> **COLLECTED DATA**
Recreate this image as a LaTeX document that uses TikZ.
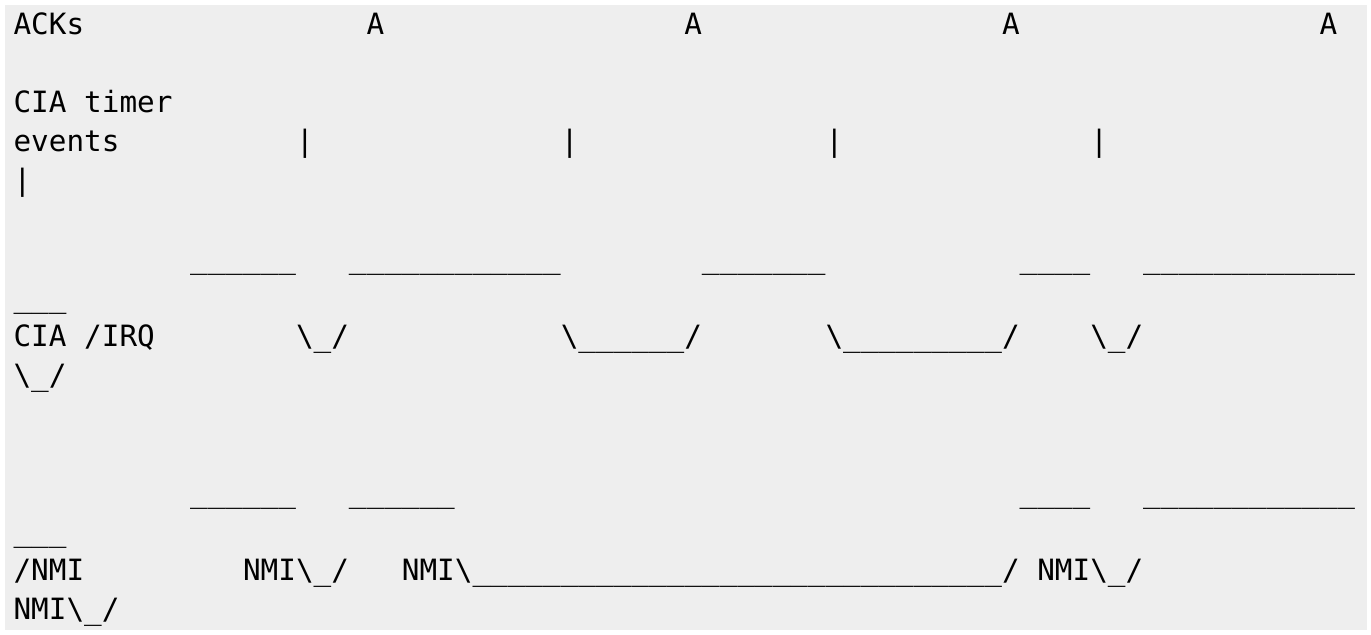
\documentclass[tikz,border=0pt]{standalone}
\usepackage{fontspec}
\setmonofont{DejaVu Sans Mono}
\definecolor{pagebg}{HTML}{EEEEEE}
\newcommand{\lows}[1]{\foreach \k in {1,...,#1}{\_}}
\begin{document}
\begin{tikzpicture}[x=8.825pt,y=-19.5pt,
    txt/.style={anchor=base west,inner sep=0pt,font=\fontsize{14.66pt}{19.5pt}\selectfont\ttfamily}]
    \useasboundingbox (-6.6pt,17.5pt) rectangle (678.9pt,-300pt);
    \fill[pagebg] (-4.1pt,15pt) rectangle (676.9pt,-297.5pt);
    % ACKs
    \node[txt] (acks) at (0,0) {ACKs};
    \foreach \c in {20,38,56,74}
        \node[txt] (ack\c) at (\c,0) {A};
    % CIA timer events
    \node[txt] (cialabel) at (0,2) {CIA timer};
    \node[txt] (evlabel) at (0,3) {events};
    \foreach \c in {16,31,46,61}
        \node[txt] (ev\c) at (\c,3) {|};
    \node[txt] (evwrap) at (0,4) {|};
    % CIA /IRQ
    \node[txt] (irqhiA) at (10,6) {\lows{6}};
    \node[txt] (irqhiB) at (19,6) {\lows{12}};
    \node[txt] (irqhiC) at (39,6) {\lows{7}};
    \node[txt] (irqhiD) at (57,6) {\lows{4}};
    \node[txt] (irqhiE) at (64,6) {\lows{12}};
    \node[txt] (irqhiwrap) at (0,7) {\lows{3}};
    \node[txt] (irqlabel) at (0,8) {CIA /IRQ};
    \node[txt] (irqloA) at (16,8) {\textbackslash\_/};
    \node[txt] (irqloB) at (31,8) {\textbackslash\lows{6}/};
    \node[txt] (irqloC) at (46,8) {\textbackslash\lows{9}/};
    \node[txt] (irqloD) at (61,8) {\textbackslash\_/};
    \node[txt] (irqlowrap) at (0,9) {\textbackslash\_/};
    % /NMI
    \node[txt] (nmihiA) at (10,12) {\lows{6}};
    \node[txt] (nmihiB) at (19,12) {\lows{6}};
    \node[txt] (nmihiC) at (57,12) {\lows{4}};
    \node[txt] (nmihiD) at (64,12) {\lows{12}};
    \node[txt] (nmihiwrap) at (0,13) {\lows{3}};
    \node[txt] (nmilabel) at (0,14) {/NMI};
    \node[txt] (nmiloA) at (13,14) {NMI\textbackslash\_/};
    \node[txt] (nmiloB) at (22,14) {NMI\textbackslash\lows{30}/};
    \node[txt] (nmiloC) at (58,14) {NMI\textbackslash\_/};
    \node[txt] (nmilowrap) at (0,15) {NMI\textbackslash\_/};
\end{tikzpicture}
\end{document}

> **STATED EXERCISE**
Working from the material above, transcribe it exactly while omitting pictures.

> **WRITTEN ANSWER**
Recreate this image as a LaTeX document that uses TikZ.
\documentclass[tikz,border=0pt]{standalone}
\usepackage{fontspec}
\setmonofont{DejaVu Sans Mono}
\definecolor{pagebg}{HTML}{EEEEEE}
\newcommand{\lows}[1]{\foreach \k in {1,...,#1}{\_}}
\begin{document}
\begin{tikzpicture}[x=8.825pt,y=-19.5pt,
    txt/.style={anchor=base west,inner sep=0pt,font=\fontsize{14.66pt}{19.5pt}\selectfont\ttfamily}]
    \useasboundingbox (-6.6pt,17.5pt) rectangle (678.9pt,-300pt);
    \fill[pagebg] (-4.1pt,15pt) rectangle (676.9pt,-297.5pt);
    % ACKs
    \node[txt] (acks) at (0,0) {ACKs};
    \foreach \c in {20,38,56,74}
        \node[txt] (ack\c) at (\c,0) {A};
    % CIA timer events
    \node[txt] (cialabel) at (0,2) {CIA timer};
    \node[txt] (evlabel) at (0,3) {events};
    \foreach \c in {16,31,46,61}
        \node[txt] (ev\c) at (\c,3) {|};
    \node[txt] (evwrap) at (0,4) {|};
    % CIA /IRQ
    \node[txt] (irqhiA) at (10,6) {\lows{6}};
    \node[txt] (irqhiB) at (19,6) {\lows{12}};
    \node[txt] (irqhiC) at (39,6) {\lows{7}};
    \node[txt] (irqhiD) at (57,6) {\lows{4}};
    \node[txt] (irqhiE) at (64,6) {\lows{12}};
    \node[txt] (irqhiwrap) at (0,7) {\lows{3}};
    \node[txt] (irqlabel) at (0,8) {CIA /IRQ};
    \node[txt] (irqloA) at (16,8) {\textbackslash\_/};
    \node[txt] (irqloB) at (31,8) {\textbackslash\lows{6}/};
    \node[txt] (irqloC) at (46,8) {\textbackslash\lows{9}/};
    \node[txt] (irqloD) at (61,8) {\textbackslash\_/};
    \node[txt] (irqlowrap) at (0,9) {\textbackslash\_/};
    % /NMI
    \node[txt] (nmihiA) at (10,12) {\lows{6}};
    \node[txt] (nmihiB) at (19,12) {\lows{6}};
    \node[txt] (nmihiC) at (57,12) {\lows{4}};
    \node[txt] (nmihiD) at (64,12) {\lows{12}};
    \node[txt] (nmihiwrap) at (0,13) {\lows{3}};
    \node[txt] (nmilabel) at (0,14) {/NMI};
    \node[txt] (nmiloA) at (13,14) {NMI\textbackslash\_/};
    \node[txt] (nmiloB) at (22,14) {NMI\textbackslash\lows{30}/};
    \node[txt] (nmiloC) at (58,14) {NMI\textbackslash\_/};
    \node[txt] (nmilowrap) at (0,15) {NMI\textbackslash\_/};
\end{tikzpicture}
\end{document}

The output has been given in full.